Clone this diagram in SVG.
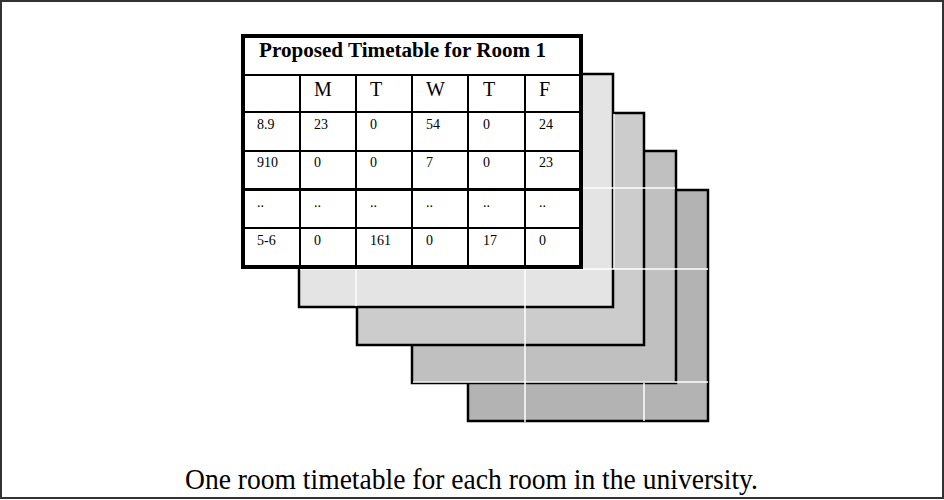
<svg xmlns="http://www.w3.org/2000/svg" width="944" height="500" viewBox="0 0 944 500">
<style>
.frame{fill:#fff;stroke:#333;stroke-width:2}
.layer{stroke:#000;stroke-width:2.5}
.wl{stroke:#fff;stroke-width:1.5;fill:none}
.grid{stroke:#000;stroke-width:2;fill:none}
.thick{stroke:#000;stroke-width:4;fill:none}
.t{font-family:"Liberation Serif","Times New Roman",serif;fill:#000}
.title{font-size:20px;font-weight:bold}
.hd{font-size:20px}
.c{font-size:14px}
.cap{font-size:29px}
</style>
<rect class="frame" x="1" y="1" width="942" height="497"/>
<g id="layer4"><rect class="layer" x="468" y="190" width="240" height="231" fill="#b3b3b3"/></g>
<g id="layer3"><rect class="layer" x="412" y="151" width="264" height="232" fill="#c0c0c0"/></g>
<g id="layer2"><rect class="layer" x="357" y="113" width="287" height="232" fill="#cccccc"/></g>
<g id="layer1"><rect class="layer" x="299" y="74" width="314" height="233" fill="#e4e4e4"/></g>
<g id="hidden-grid">
<line class="wl" x1="583" y1="188" x2="675" y2="188"/>
<line class="wl" x1="300" y1="269" x2="708" y2="269"/>
<line class="wl" x1="413" y1="382" x2="708" y2="382"/>
<line class="wl" x1="356" y1="269" x2="356" y2="306"/>
<line class="wl" x1="525" y1="269" x2="525" y2="422"/>
<line class="wl" x1="614" y1="114" x2="614" y2="269"/>
<line class="wl" x1="644" y1="383" x2="644" y2="421"/>
</g>
<g id="timetable">
<rect x="243" y="36" width="338" height="231" fill="#fff"/>
<line class="grid" x1="243" y1="75" x2="581" y2="75"/>
<line class="grid" x1="243" y1="112" x2="581" y2="112"/>
<line class="grid" x1="243" y1="151" x2="581" y2="151"/>
<line class="grid" x1="243" y1="189.5" x2="581" y2="189.5" style="stroke-width:3"/>
<line class="grid" x1="243" y1="228" x2="581" y2="228"/>
<line class="grid" x1="300" y1="75" x2="300" y2="267"/>
<line class="grid" x1="356" y1="75" x2="356" y2="267"/>
<line class="grid" x1="412" y1="75" x2="412" y2="267"/>
<line class="grid" x1="468" y1="75" x2="468" y2="267"/>
<line class="grid" x1="525" y1="75" x2="525" y2="267"/>
<rect class="thick" x="243" y="36" width="338" height="231"/>
<text class="t title" x="259" y="57" textLength="287" lengthAdjust="spacingAndGlyphs">Proposed Timetable for Room 1</text>
<g class="t hd">
<text x="314" y="96">M</text><text x="370" y="96">T</text><text x="426" y="96">W</text><text x="483" y="96">T</text><text x="539" y="96">F</text>
</g>
<g class="t c">
<text x="257" y="129">8.9</text><text x="314" y="129">23</text><text x="370" y="129">0</text><text x="426" y="129">54</text><text x="483" y="129">0</text><text x="539" y="129">24</text>
<text x="257" y="167">910</text><text x="314" y="167">0</text><text x="370" y="167">0</text><text x="426" y="167">7</text><text x="483" y="167">0</text><text x="539" y="167">23</text>
<text x="257" y="207">..</text><text x="314" y="207">..</text><text x="370" y="207">..</text><text x="426" y="207">..</text><text x="483" y="207">..</text><text x="539" y="207">..</text>
<text x="257" y="245">5-6</text><text x="314" y="245">0</text><text x="370" y="245">161</text><text x="426" y="245">0</text><text x="483" y="245">17</text><text x="539" y="245">0</text>
</g>
</g>
<text class="t cap" x="185" y="489" textLength="573" lengthAdjust="spacingAndGlyphs">One room timetable for each room in the university.</text>
</svg>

******************************

WRITTEN INSTRUCTION => What is needed is an exact reproduction of the data, pictures excluded.

COMPLETE RESPONSE =>
Clone this diagram in SVG.
<svg xmlns="http://www.w3.org/2000/svg" width="944" height="500" viewBox="0 0 944 500">
<style>
.frame{fill:#fff;stroke:#333;stroke-width:2}
.layer{stroke:#000;stroke-width:2.5}
.wl{stroke:#fff;stroke-width:1.5;fill:none}
.grid{stroke:#000;stroke-width:2;fill:none}
.thick{stroke:#000;stroke-width:4;fill:none}
.t{font-family:"Liberation Serif","Times New Roman",serif;fill:#000}
.title{font-size:20px;font-weight:bold}
.hd{font-size:20px}
.c{font-size:14px}
.cap{font-size:29px}
</style>
<rect class="frame" x="1" y="1" width="942" height="497"/>
<g id="layer4"><rect class="layer" x="468" y="190" width="240" height="231" fill="#b3b3b3"/></g>
<g id="layer3"><rect class="layer" x="412" y="151" width="264" height="232" fill="#c0c0c0"/></g>
<g id="layer2"><rect class="layer" x="357" y="113" width="287" height="232" fill="#cccccc"/></g>
<g id="layer1"><rect class="layer" x="299" y="74" width="314" height="233" fill="#e4e4e4"/></g>
<g id="hidden-grid">
<line class="wl" x1="583" y1="188" x2="675" y2="188"/>
<line class="wl" x1="300" y1="269" x2="708" y2="269"/>
<line class="wl" x1="413" y1="382" x2="708" y2="382"/>
<line class="wl" x1="356" y1="269" x2="356" y2="306"/>
<line class="wl" x1="525" y1="269" x2="525" y2="422"/>
<line class="wl" x1="614" y1="114" x2="614" y2="269"/>
<line class="wl" x1="644" y1="383" x2="644" y2="421"/>
</g>
<g id="timetable">
<rect x="243" y="36" width="338" height="231" fill="#fff"/>
<line class="grid" x1="243" y1="75" x2="581" y2="75"/>
<line class="grid" x1="243" y1="112" x2="581" y2="112"/>
<line class="grid" x1="243" y1="151" x2="581" y2="151"/>
<line class="grid" x1="243" y1="189.5" x2="581" y2="189.5" style="stroke-width:3"/>
<line class="grid" x1="243" y1="228" x2="581" y2="228"/>
<line class="grid" x1="300" y1="75" x2="300" y2="267"/>
<line class="grid" x1="356" y1="75" x2="356" y2="267"/>
<line class="grid" x1="412" y1="75" x2="412" y2="267"/>
<line class="grid" x1="468" y1="75" x2="468" y2="267"/>
<line class="grid" x1="525" y1="75" x2="525" y2="267"/>
<rect class="thick" x="243" y="36" width="338" height="231"/>
<text class="t title" x="259" y="57" textLength="287" lengthAdjust="spacingAndGlyphs">Proposed Timetable for Room 1</text>
<g class="t hd">
<text x="314" y="96">M</text><text x="370" y="96">T</text><text x="426" y="96">W</text><text x="483" y="96">T</text><text x="539" y="96">F</text>
</g>
<g class="t c">
<text x="257" y="129">8.9</text><text x="314" y="129">23</text><text x="370" y="129">0</text><text x="426" y="129">54</text><text x="483" y="129">0</text><text x="539" y="129">24</text>
<text x="257" y="167">910</text><text x="314" y="167">0</text><text x="370" y="167">0</text><text x="426" y="167">7</text><text x="483" y="167">0</text><text x="539" y="167">23</text>
<text x="257" y="207">..</text><text x="314" y="207">..</text><text x="370" y="207">..</text><text x="426" y="207">..</text><text x="483" y="207">..</text><text x="539" y="207">..</text>
<text x="257" y="245">5-6</text><text x="314" y="245">0</text><text x="370" y="245">161</text><text x="426" y="245">0</text><text x="483" y="245">17</text><text x="539" y="245">0</text>
</g>
</g>
<text class="t cap" x="185" y="489" textLength="573" lengthAdjust="spacingAndGlyphs">One room timetable for each room in the university.</text>
</svg>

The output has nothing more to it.